Lange hatte es – auch für ihn selbst – so ausgesehen, als sei die Universität Bamberg Ziel- und Höhepunkt von Bert Fragners akademischer Vita. Doch als ihm die Leitung des von der Österreichischen Akademie der Wissenschaften 2002 neu gegründeten Instituts für Iranistik angetragen wurde, nahm sie noch einmal eine überraschende aber stimmige Wendung. Von 2003 bis 2009 wirkte Bert Fragner mit unverminderter intellektueller Spannkraft, inspirierender Präsenz und Tatkraft als Direktor dieses Instituts. Gemeinsam mit einem jungen und internationalen Team gelang es ihm, ein in Europa einzigartiges Zentrum der Iranforschung aufzubauen.
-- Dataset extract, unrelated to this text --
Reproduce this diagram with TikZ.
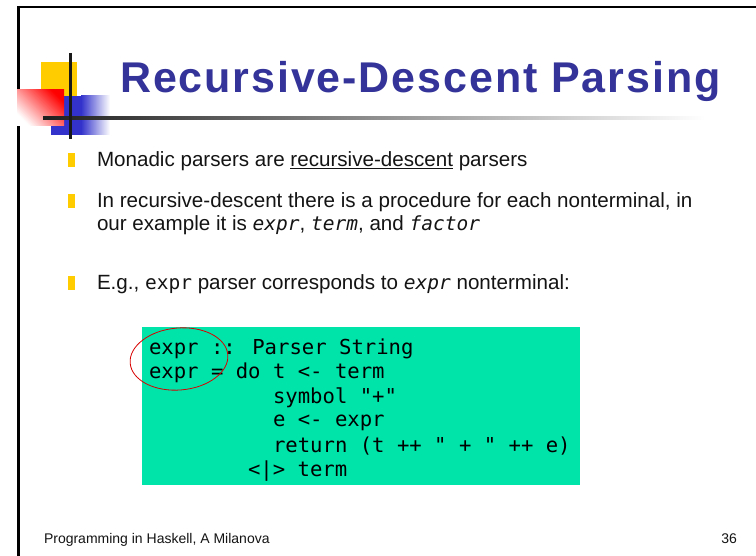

Auch nach der Verabschiedung in den Ruhestand hat Bert Fragner sich weiter in den Dienst iranistischer Belange gestellt, sei es als Wissenschaftler, als Gutachter und Mentor oder als gefragter Gastredner bei wissenschaftlichen Kongressen. Bis zuletzt hat er an wissenschaftlichen Publikationen gearbeitet und diese auch abschließen können, etwa einen umfangreichen Beitrag über die literarischen Aspekte der persischen Historiographie und eine Abhandlung über die Geschichte der persischen Kochbuchliteratur. Dieser Text spiegelt nicht nur die Vertrautheit mit den schriftlichen Quellen, sondern auch die praktische Expertise. Als begnadeter Koch und ebenso großzügiger wie charmanter Gastgeber wurde Bert Fragner, stets unterstützt von seiner Frau Christa, an allen seinen Wirkungsstätten schon zu Lebzeiten zur Legende.

Der Lehrstuhl für Iranistik verliert mit Bert Fragner einen inspirierten und inspirierenden Wissenschaftler, einen Förderer und Freund und einen wunderbaren Menschen. Er fehlt uns sehr.